What we have here is different. Cheap automation, over the next 100 years, will be able to do any work a human can do, but far more cheaply and 24-7-365 (366 on leap years). AI will be able to replace every white collar job, from help desks to engineers to lawyers - and do it far cheaper and 24-7-365.25. They will be able to be trained quickly and efficiently should a new task be desired and the way it's going only a few people will reap thier rewards. Please explain to me how even skilled workers are going to be able to compete with this because soon we will have AI and generic robotic automation, deployed rapidly to novel situations and its like nothing this world has seen before.
Forget everything we taught you in 101. In the real world, business owners barely know what they are doing and will instead do whatever they think will meet their personal goals. There is no economic law that connects business behavior and rationality or forethought. You can generally bet though that productivity gains will be more likely funneled into owner profit while employment grows as slowly as possible.
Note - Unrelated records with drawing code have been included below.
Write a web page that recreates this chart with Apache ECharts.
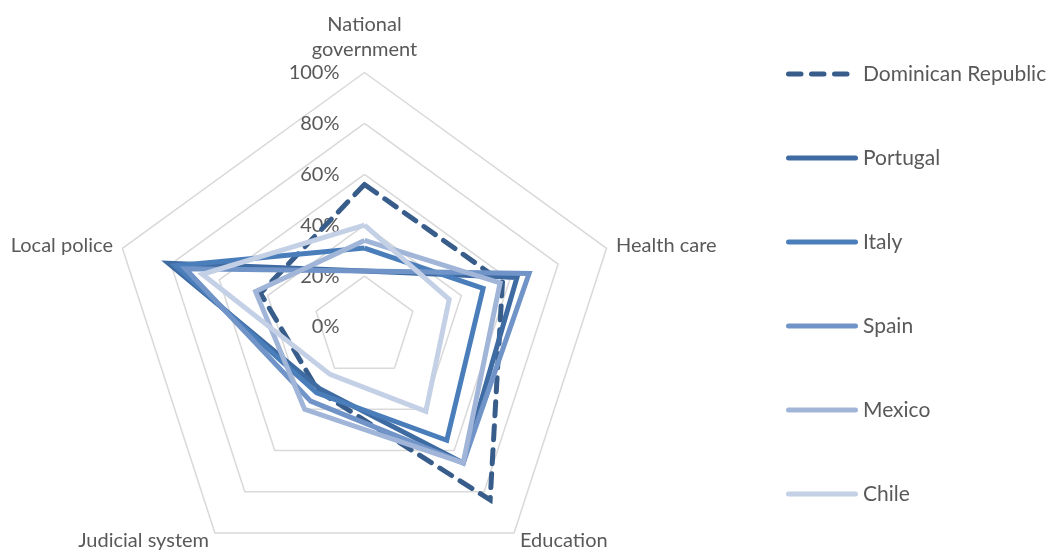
<!DOCTYPE html>
<html>
<head>
<meta charset="utf-8">
<script src="https://cdn.jsdelivr.net/npm/echarts@6/dist/echarts.min.js"></script>
<style>
  html, body { margin: 0; padding: 0; background: #fff; }
  #chart { width: 1058px; height: 551px; }
</style>
</head>
<body>
<div id="chart"></div>
<script>
// Axes in drawing order (ECharts radar runs counter-clockwise from the top)
const categories = ['National\ngovernment', 'Local police', 'Judicial system', 'Education', 'Health care'];
const tickLabels = ['0%', '20%', '40%', '60%', '80%', '100%'];

// Share of trust per institution (%), same order as categories
const dominicanRepublic = [56, 43, 31, 84, 57];
const portugal          = [22, 81, 30, 66, 63];
const italy             = [31, 78, 32, 55, 49];
const spain             = [22, 74, 36, 66, 68];
const mexico            = [34, 45, 40, 66, 56];
const chile             = [40, 67, 23, 41, 35];

const seriesNames = ['Dominican Republic', 'Portugal', 'Italy', 'Spain', 'Mexico', 'Chile'];
const seriesValues = [dominicanRepublic, portugal, italy, spain, mexico, chile];
const colors = ['#385d8a', '#3f6ba3', '#4a7ebb', '#7094c8', '#a0b5d8', '#c4d0e6'];

const FONT = 'Lato';
const TEXT = '#595959';
const CX = 364.5, CY = 327, R = 254.5;

const solidIcon = 'path://M2.5,0 L69.5,0 A2.5,2.5 0 0 1 69.5,5 L2.5,5 A2.5,2.5 0 0 1 2.5,0 Z';
const dashIcon = 'path://M2.5,0 L15,0 A2.5,2.5 0 0 1 15,5 L2.5,5 A2.5,2.5 0 0 1 2.5,0 Z ' +
                 'M25.5,0 L38,0 A2.5,2.5 0 0 1 38,5 L25.5,5 A2.5,2.5 0 0 1 25.5,0 Z ' +
                 'M48.5,0 L61,0 A2.5,2.5 0 0 1 61,5 L48.5,5 A2.5,2.5 0 0 1 48.5,0 Z ' +
                 'M71.9,2.4 L72,2.4 L72,2.6 L71.9,2.6 Z';

const chart = echarts.init(document.getElementById('chart'));

const series = seriesNames.map((name, i) => ({
  type: 'radar',
  name: name,
  symbol: 'none',
  silent: true,
  z: 2 + i,
  lineStyle: {
    color: colors[i],
    width: 5,
    type: i === 0 ? [14, 10] : 'solid',
    cap: i === 0 ? 'round' : 'butt',
    join: 'miter'
  },
  itemStyle: { color: colors[i] },
  data: [{ name: name, value: seriesValues[i] }]
}));

chart.setOption({
  animation: false,
  backgroundColor: '#fff',
  textStyle: { fontFamily: FONT },
  radar: {
    center: [CX, CY],
    radius: R,
    startAngle: 90,
    shape: 'polygon',
    splitNumber: 5,
    nameGap: 10,
    axisName: { color: TEXT, fontSize: 20, fontFamily: FONT, lineHeight: 25 },
    axisLine: { show: false },
    axisTick: { show: false },
    axisLabel: { show: false },
    splitArea: { show: false },
    splitLine: { lineStyle: { color: '#d9d9d9', width: 1.5 } },
    indicator: categories.map(c => ({ name: c, min: 0, max: 100 }))
  },
  // value scale shown along the upper axis
  grid: { left: CX, top: CY - R, height: R, width: 1, containLabel: false },
  xAxis: { type: 'value', show: false },
  yAxis: {
    type: 'value', min: 0, max: 100, interval: 20,
    axisLine: { show: false }, axisTick: { show: false }, splitLine: { show: false },
    axisLabel: {
      margin: 25, color: TEXT, fontSize: 20, fontFamily: FONT,
      formatter: v => tickLabels[Math.round(v / 20)]
    }
  },
  legend: {
    orient: 'vertical',
    left: 781,
    top: 57,
    itemWidth: 72,
    itemHeight: 5,
    itemGap: 60,
    symbolKeepAspect: false,
    selectedMode: false,
    textStyle: { color: TEXT, fontSize: 21, fontFamily: FONT, lineHeight: 24, padding: [0, 0, 0, 0] },
    data: seriesNames.map((n, i) => ({ name: n, icon: i === 0 ? dashIcon : solidIcon }))
  },
  series: series
});
</script>
</body>
</html>
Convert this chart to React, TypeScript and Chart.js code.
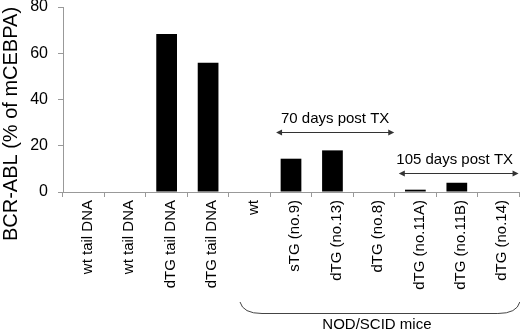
import React, { useEffect, useRef } from "react";
import { Chart, registerables } from "chart.js";
Chart.register(...registerables);

const categories = [
  "wt tail DNA",
  "wt tail DNA",
  "dTG tail DNA",
  "dTG tail DNA",
  "wt",
  "sTG (no.9)",
  "dTG (no.13)",
  "dTG (no.8)",
  "dTG (no.11A)",
  "dTG (no.11B)",
  "dTG (no.14)",
];
const values = [0, 0, 68.3, 55.9, 0, 14.4, 18, 0, 1, 4, 0];
const yTicks = [0, 20, 40, 60, 80];
const yTitle = "BCR-ABL (% of mCEBPA)";
const annotation70 = "70 days post TX";
const annotation105 = "105 days post TX";
const groupLabel = "NOD/SCID mice";

const FONT = '"Liberation Sans", Arial, Helvetica, sans-serif';

function arrow(ctx: CanvasRenderingContext2D, x1: number, x2: number, y: number) {
  ctx.beginPath();
  ctx.moveTo(x1 + 4, y);
  ctx.lineTo(x2 - 4, y);
  ctx.stroke();
  const h = 6, w = 3;
  ctx.beginPath();
  ctx.moveTo(x1, y);
  ctx.lineTo(x1 + h, y - w);
  ctx.lineTo(x1 + h, y + w);
  ctx.closePath();
  ctx.fill();
  ctx.beginPath();
  ctx.moveTo(x2, y);
  ctx.lineTo(x2 - h, y - w);
  ctx.lineTo(x2 - h, y + w);
  ctx.closePath();
  ctx.fill();
}

const annotationPlugin = {
  id: "annotations",
  afterDraw(chart: any) {
    const ctx: CanvasRenderingContext2D = chart.ctx;
    const x = chart.scales.x;
    const y = chart.scales.y;
    const bottom = chart.chartArea.bottom;
    ctx.save();
    ctx.fillStyle = "#000";
    ctx.strokeStyle = "#333";
    ctx.lineWidth = 1;

    // y title
    ctx.save();
    ctx.translate(11, 124);
    ctx.rotate(-Math.PI / 2);
    ctx.font = "20px " + FONT;
    ctx.textAlign = "center";
    ctx.textBaseline = "middle";
    ctx.fillText(yTitle, 0, 0);
    ctx.restore();

    // 70 days arrow
    ctx.font = "15px " + FONT;
    ctx.textBaseline = "alphabetic";
    ctx.textAlign = "center";
    const a1l = x.getPixelForValue(4.64);
    const a1r = x.getPixelForValue(7.49);
    ctx.fillStyle = "#000";
    ctx.fillText(annotation70, (a1l + a1r) / 2, y.getPixelForValue(30));
    ctx.fillStyle = "#333";
    arrow(ctx, a1l, a1r, Math.round(y.getPixelForValue(26)) + 0.5);

    // 105 days arrow
    const a2l = x.getPixelForValue(7.6);
    const a2r = x.getPixelForValue(10.49);
    ctx.fillStyle = "#000";
    ctx.fillText(annotation105, (a2l + a2r) / 2 - 4, y.getPixelForValue(11.9));
    ctx.fillStyle = "#333";
    arrow(ctx, a2l, a2r, Math.round(y.getPixelForValue(8.2)) + 0.5);

    // bracket
    const bl = x.getPixelForValue(3.77);
    const br = x.getPixelForValue(10.52);
    const by = bottom + 121.5;
    ctx.strokeStyle = "#444";
    ctx.beginPath();
    ctx.moveTo(bl, bottom + 110);
    ctx.quadraticCurveTo(bl + 3, by, bl + 22, by);
    ctx.lineTo(br - 22, by);
    ctx.quadraticCurveTo(br - 3, by, br, bottom + 110);
    ctx.stroke();
    ctx.fillStyle = "#000";
    ctx.textAlign = "center";
    ctx.fillText(groupLabel, (bl + br) / 2 - 3, bottom + 137);
    ctx.restore();
  },
};

export default function App() {
  const ref = useRef<HTMLCanvasElement>(null);
  useEffect(() => {
    if (!ref.current) return;
    const chart = new Chart(ref.current, {
      type: "bar",
      data: {
        labels: categories,
        datasets: [
          {
            data: values,
            backgroundColor: "#000",
            borderWidth: 0,
            barPercentage: 0.5,
            categoryPercentage: 1,
          },
        ],
      },
      options: {
        responsive: false,
        animation: false,
        layout: { padding: { top: 7, right: 1, left: 0, bottom: 0 } },
        plugins: { legend: { display: false }, tooltip: { enabled: false } },
        scales: {
          x: {
            offset: true,
            grid: {
              offset: true,
              drawOnChartArea: false,
              drawTicks: true,
              tickLength: 5,
              color: "#999",
            },
            border: { color: "#999", width: 1 },
            ticks: {
              minRotation: 90,
              maxRotation: 90,
              autoSkip: false,
              padding: 3,
              labelOffset: 4,
              color: "#000",
              font: { family: FONT, size: 15 },
            },
            afterFit(scale: any) {
              scale.height = 139;
              scale.paddingTop = 0;
              scale.paddingBottom = 0;
            },
          },
          y: {
            min: 0,
            max: 80,
            afterBuildTicks(scale: any) {
              scale.ticks = yTicks.map((v) => ({ value: v }));
            },
            grid: {
              drawOnChartArea: false,
              drawTicks: true,
              tickLength: 5,
              color: "#999",
            },
            border: { color: "#999", width: 1 },
            ticks: {
              padding: 10,
              color: "#000",
              font: { family: FONT, size: 16 },
            },
            afterFit(scale: any) {
              scale.width = 63;
              scale.paddingTop = 0;
              scale.paddingBottom = 0;
            },
          },
        },
      },
      plugins: [annotationPlugin],
    });
    return () => chart.destroy();
  }, []);
  return (
    <div style={{ position: "fixed", left: 0, top: 0, width: 520, height: 331, background: "#fff" }}>
      <canvas ref={ref} width={520} height={331} />
    </div>
  );
}
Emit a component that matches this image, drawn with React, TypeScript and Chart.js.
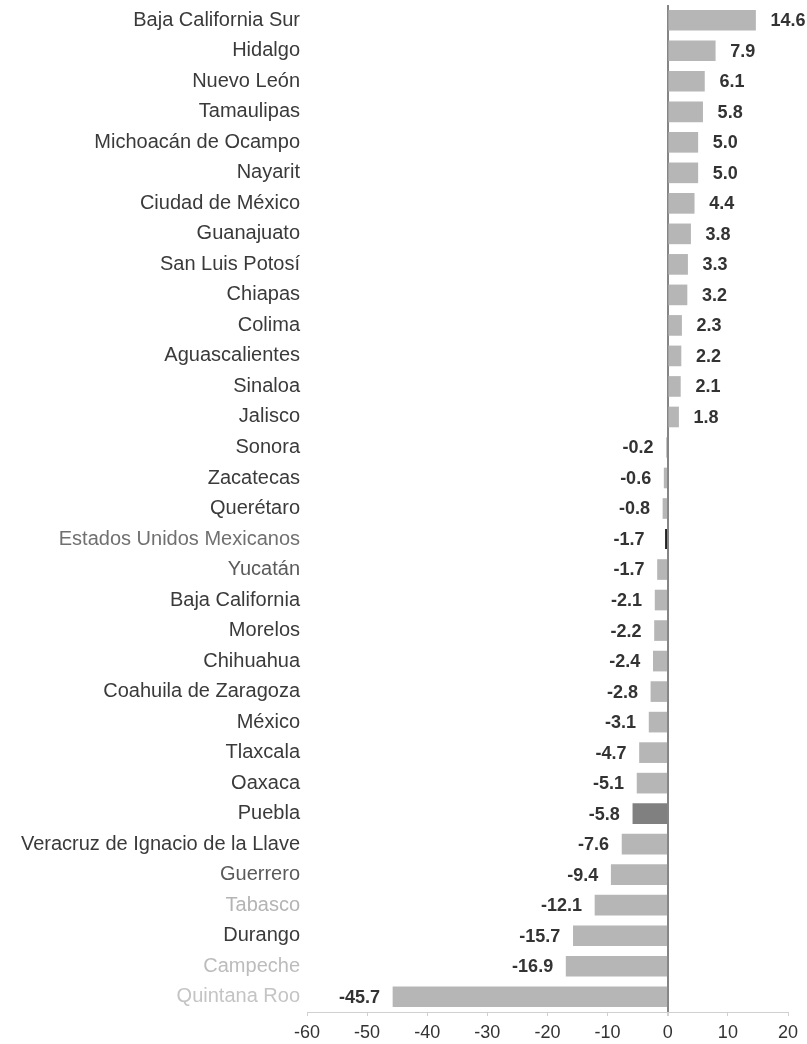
import React, { useEffect, useRef } from "react";
import { Chart, registerables } from "chart.js";

Chart.register(...registerables);

const STATES = [
  "Baja California Sur", "Hidalgo", "Nuevo León", "Tamaulipas", "Michoacán de Ocampo",
  "Nayarit", "Ciudad de México", "Guanajuato", "San Luis Potosí", "Chiapas", "Colima",
  "Aguascalientes", "Sinaloa", "Jalisco", "Sonora", "Zacatecas", "Querétaro",
  "Estados Unidos Mexicanos", "Yucatán", "Baja California", "Morelos", "Chihuahua",
  "Coahuila de Zaragoza", "México", "Tlaxcala", "Oaxaca", "Puebla",
  "Veracruz de Ignacio de la Llave", "Guerrero", "Tabasco", "Durango", "Campeche", "Quintana Roo",
];

const VALUES = [
  14.6, 7.9, 6.1, 5.8, 5.0, 5.0, 4.4, 3.8, 3.3, 3.2, 2.3, 2.2, 2.1, 1.8,
  -0.2, -0.6, -0.8, -1.7, -1.7, -2.1, -2.2, -2.4, -2.8, -3.1, -4.7, -5.1, -5.8,
  -7.6, -9.4, -12.1, -15.7, -16.9, -45.7,
];

const X_MIN = -60;
const X_MAX = 20;
const X_STEP = 10;

const NATIONAL = "Estados Unidos Mexicanos";
const HIGHLIGHT = "Puebla";
const FADED: Record<string, string> = {
  "Tabasco": "#b4b4b4",
  "Campeche": "#bcbcbc",
  "Quintana Roo": "#c4c4c4",
  "Estados Unidos Mexicanos": "#707070",
  "Guerrero": "#5a5a5a",
  "Yucatán": "#5a5a5a",
};

const FONT = "'Liberation Sans', Arial, sans-serif";

const valueLabels = {
  id: "valueLabels",
  afterDatasetsDraw(chart: any) {
    const ctx = chart.ctx;
    const meta = chart.getDatasetMeta(0);
    ctx.save();
    ctx.font = `bold 18px ${FONT}`;
    ctx.fillStyle = "#333333";
    ctx.textBaseline = "middle";
    meta.data.forEach((bar: any, i: number) => {
      const v = VALUES[i];
      const txt = v.toFixed(1);
      if (v >= 0) {
        ctx.textAlign = "left";
        ctx.fillText(txt, bar.x + 15, bar.y + 1);
      } else {
        ctx.textAlign = "right";
        ctx.fillText(txt, bar.x - 13, bar.y + 1);
      }
    });
    ctx.restore();
  },
};

export default function App() {
  const ref = useRef<HTMLCanvasElement | null>(null);

  useEffect(() => {
    document.body.style.margin = "0";
    if (!ref.current) return;
    const chart = new Chart(ref.current, {
      type: "bar",
      data: {
        labels: STATES,
        datasets: [
          {
            data: VALUES,
            backgroundColor: STATES.map((s) =>
              s === NATIONAL ? "#ffffff" : s === HIGHLIGHT ? "#808080" : "#b6b6b6"
            ),
            borderColor: "#222222",
            borderWidth: STATES.map((s) =>
              s === NATIONAL ? { top: 0, bottom: 0, left: 0, right: 2 } : 0
            ) as any,
            borderSkipped: false,
            barThickness: 20,
          },
        ],
      },
      options: {
        indexAxis: "y",
        animation: false,
        responsive: false,
        maintainAspectRatio: false,
        layout: { padding: { top: 5, right: 19, left: 0, bottom: 0 } },
        plugins: {
          legend: { display: false },
          tooltip: { enabled: false },
        },
        scales: {
          x: {
            min: X_MIN,
            max: X_MAX,
            ticks: {
              stepSize: X_STEP,
              color: "#333333",
              font: { family: FONT, size: 18 },
              padding: 6,
            },
            grid: {
              color: (c: any) => (c.tick && c.tick.value === 0 ? "#858585" : "rgba(0,0,0,0)"),
              lineWidth: (c: any) => (c.tick && c.tick.value === 0 ? 2 : 1),
              tickColor: "#d0d0d0",
              tickLength: 4,
            },
            border: { display: true, color: "#d0d0d0", width: 1 },
            afterFit: (s: any) => {
              s.height = 32;
            },
          },
          y: {
            ticks: {
              color: (c: any) => FADED[STATES[c.index]] || "#3a3a3a",
              font: { family: FONT, size: 20 },
              padding: 7,
              autoSkip: false,
            },
            grid: { display: false, drawTicks: false },
            border: { display: false },
            afterFit: (s: any) => {
              s.width = 307;
              s.paddingTop = 0;
              s.paddingBottom = 0;
            },
          },
        },
      },
      plugins: [valueLabels],
    });
    return () => chart.destroy();
  }, []);

  return (
    <div style={{ width: 807, height: 1044, background: "#fff" }}>
      <canvas ref={ref} width={807} height={1044} style={{ display: "block" }} />
    </div>
  );
}
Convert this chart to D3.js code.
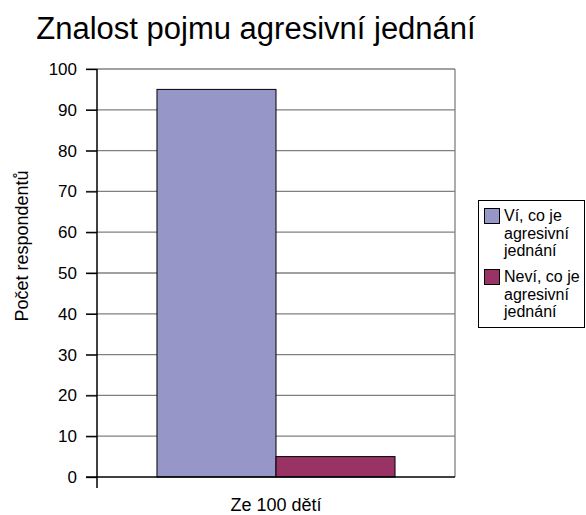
<!DOCTYPE html>
<html>
<head>
<meta charset="utf-8">
<script src="https://cdn.jsdelivr.net/npm/d3@7"></script>
<style>
  html, body { margin: 0; padding: 0; background: #fff; }
  svg { display: block; font-family: "Liberation Sans", Arial, sans-serif; }
</style>
</head>
<body>
<svg id="chart" width="586" height="515"></svg>
<script>
const categories = ["Ze 100 dětí"];
const seriesNames = ["Ví, co je agresivní jednání", "Neví, co je agresivní jednání"];
const seriesLegendLines = [["Ví, co je", "agresivní", "jednání"], ["Neví, co je", "agresivní", "jednání"]];
const seriesValues = [[95], [5]];
const seriesColors = ["#9696C9", "#993366"];
const yTicks = [0, 10, 20, 30, 40, 50, 60, 70, 80, 90, 100];
const titleText = "Znalost pojmu agresivní jednání";
const yAxisTitle = "Počet respondentů";

const svg = d3.select("#chart");
const plot = { left: 97, right: 455, top: 69, bottom: 477 };

const y = d3.scaleLinear().domain([0, 100]).range([plot.bottom, plot.top]);
const x0 = d3.scaleBand().domain(categories).range([plot.left, plot.right])
  .paddingInner(0).paddingOuter(0.252);
const x1 = d3.scaleBand().domain(d3.range(seriesNames.length)).range([0, x0.bandwidth()]).padding(0);

// gridlines
svg.append("g").selectAll("line").data(yTicks.filter(d => d > 0)).join("line")
  .attr("x1", plot.left - 11).attr("x2", plot.right)
  .attr("y1", d => y(d)).attr("y2", d => y(d))
  .attr("stroke", "#808080").attr("stroke-width", 1.3);

// right border
svg.append("line").attr("x1", plot.right).attr("x2", plot.right)
  .attr("y1", plot.top).attr("y2", plot.bottom)
  .attr("stroke", "#808080").attr("stroke-width", 1.3);

// bars
const g = svg.append("g");
categories.forEach((c, ci) => {
  seriesValues.forEach((vals, si) => {
    g.append("rect")
      .attr("x", x0(c) + x1(si))
      .attr("y", y(vals[ci]))
      .attr("width", x1.bandwidth())
      .attr("height", y(0) - y(vals[ci]))
      .attr("fill", seriesColors[si])
      .attr("stroke", "#000").attr("stroke-width", 1);
  });
});

// y axis
const yAxis = d3.axisLeft(y).tickValues(yTicks).tickSize(11).tickPadding(9);
const ya = svg.append("g").attr("transform", `translate(${plot.left},0)`).call(yAxis);
ya.select(".domain").remove();
ya.selectAll(".tick line").attr("stroke", "#000").attr("stroke-width", 1.3);
ya.selectAll(".tick text").attr("font-size", 17).attr("fill", "#000")
  .attr("font-family", "Liberation Sans, Arial, sans-serif");
svg.append("line").attr("x1", plot.left).attr("x2", plot.left)
  .attr("y1", plot.top).attr("y2", plot.bottom + 11)
  .attr("stroke", "#000").attr("stroke-width", 1.5);

// x axis line at 0
svg.append("line").attr("x1", plot.left - 11).attr("x2", plot.right)
  .attr("y1", y(0)).attr("y2", y(0))
  .attr("stroke", "#000").attr("stroke-width", 1.5);

// x category label
svg.append("g").selectAll("text").data(categories).join("text")
  .attr("x", d => x0(d) + x0.bandwidth() / 2)
  .attr("y", 511)
  .attr("text-anchor", "middle").attr("font-size", 18).attr("fill", "#000")
  .text(d => d);

// title
svg.append("text").attr("x", 256).attr("y", 39)
  .attr("text-anchor", "middle").attr("font-size", 31).attr("fill", "#000")
  .text(titleText);

// y axis title
svg.append("text").attr("transform", "translate(28,246) rotate(-90)")
  .attr("text-anchor", "middle").attr("font-size", 18).attr("fill", "#000")
  .text(yAxisTitle);

// legend
const lg = svg.append("g");
lg.append("rect").attr("x", 478.5).attr("y", 200.5).attr("width", 106).attr("height", 127)
  .attr("fill", "#fff").attr("stroke", "#000").attr("stroke-width", 1);
seriesNames.forEach((name, i) => {
  const top = 208 + i * 61;
  lg.append("rect").attr("x", 484.5).attr("y", top + 0.5).attr("width", 15).attr("height", 15)
    .attr("fill", seriesColors[i]).attr("stroke", "#000").attr("stroke-width", 1);
  const t = lg.append("text").attr("x", 504).attr("y", top + 13)
    .attr("font-size", 16).attr("fill", "#000");
  seriesLegendLines[i].forEach((line, li) => {
    t.append("tspan").attr("x", 504).attr("dy", li === 0 ? 0 : 17.5).text(line);
  });
});
</script>
</body>
</html>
It is unwise to apply historical precedent when the difference may be qualitatively profoundly different.
Robots with AI are not mere machinery, they are much more like slaves. And there were serious problems economically for non-slaves because of competition from slave labor. This was a big deal in the Roman empire.
As usual, the elites owned almost all the slaves---and one reason Gaius Julius Caesar was assassinated by the oligarchy was because he favored restrictions on slavery in order to benefit the wages of free Romans.
Now robot AI slaves are unlikely to spontaneously revolt, and a major category of these will of course be armed guards, Unsullied Machines, who will prevent democracy from imposing restrictions on the elite's slavery.